Pero aun así cada uno tiene su especificidad y puede requerir intervenciones diferentes. Aprender a dejar pasar pensamientos, por ejemplo, no es algo que pueda aprenderse por mera instrucción verbal, sino que suele requerir algún tipo de práctica experiencial, tal como ejercicios de mindfulness o de defusión para desarrollar la habilidad. Quizá esto se deba a que la conducta del oyente es mayormente no verbal: un estímulo verbal produce una cascada de respuestas oyentes de todo tipo, respondientes, operantes, y verbales. Defusión podría implicar reducir las respuestas verbales y las operantes problemáticas, usualmente reforzando la emisión de conductas no verbales que compitan con aquellas, como por ejemplo imaginar la forma de un pensamiento o apreciar su sonido (es decir, actividades no verbales). Dado que el moldeado de conductas operantes suelen requerir más que la mera instrucción verbal, sería de esperar que los procedimientos de defusión involucren experiencias prácticas y recursos metafóricos.

Varios de los abordajes clínicos que se enfocan en la conducta verbal combinan indiscriminadamente intervenciones que afectan a ambos repertorios y quizá eso contribuya a oscurecer los resultados de las investigaciones sobre intervenciones clínicas. Por ejemplo, si bien el grueso de las intervenciones de terapia cognitiva están dirigidas al repertorio hablante (cuando invitan a reformular creencias más adaptativamente), las indicaciones preliminares de “tomar a los pensamientos como hipótesis” están más claramente dirigidas al repertorio oyente. De esta manera, al comparar reestructuración con defusión estaríamos comparando intervenciones que se superponen parcialmente. Y de hecho, en la mayoría de las investigaciones que han llevado a cabo comparaciones de ese tipo, las conclusiones en general han sido que defusión y reestructuración tienen efectos clínicos generales similares, pero al parecer actúan de maneras diferentes, algo compatible con la presente interpretación. De manera que distinguir el repertorio objetivo puede servir para una suerte de “análisis de componente” de las intervenciones.

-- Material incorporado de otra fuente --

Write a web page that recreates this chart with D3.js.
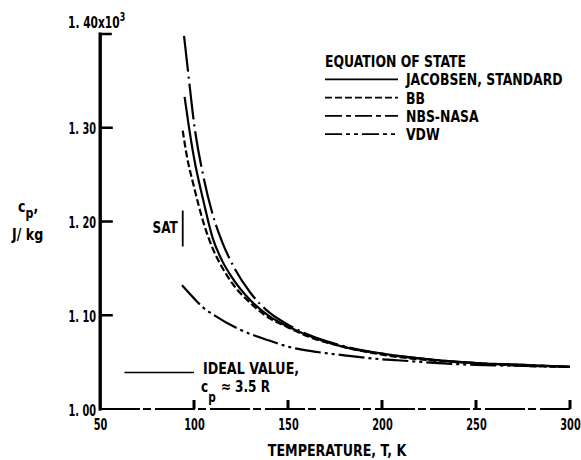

De acuerdo con esto la psicoterapia, al menos en parte, se inscribe en la misma extensa tradición que otras disciplinas que han hecho foco en la mejora de nuestra conducta verbal, desarrollos culturales que han buscado refinar nuestro decir y nuestro escuchar. Un esfuerzo compartido por afilar el lenguaje.

Nos leemos la próxima.

Referencias

Skinner, B. F. (1945). The operational analysis of psychological terms. Psychological Review, 52(5), 270–277.

Skinner, B. F. (1957). Verbal Behavior. Prentice-Hall.

 

[1] Dado que el término en inglés es listener, (sustantivo de “escuchar”) y no hearer (de “oír) quizá sería más apropiado traducirlo como “escuchador”, pero el término es tan horrible que la estética me lo prohíbe.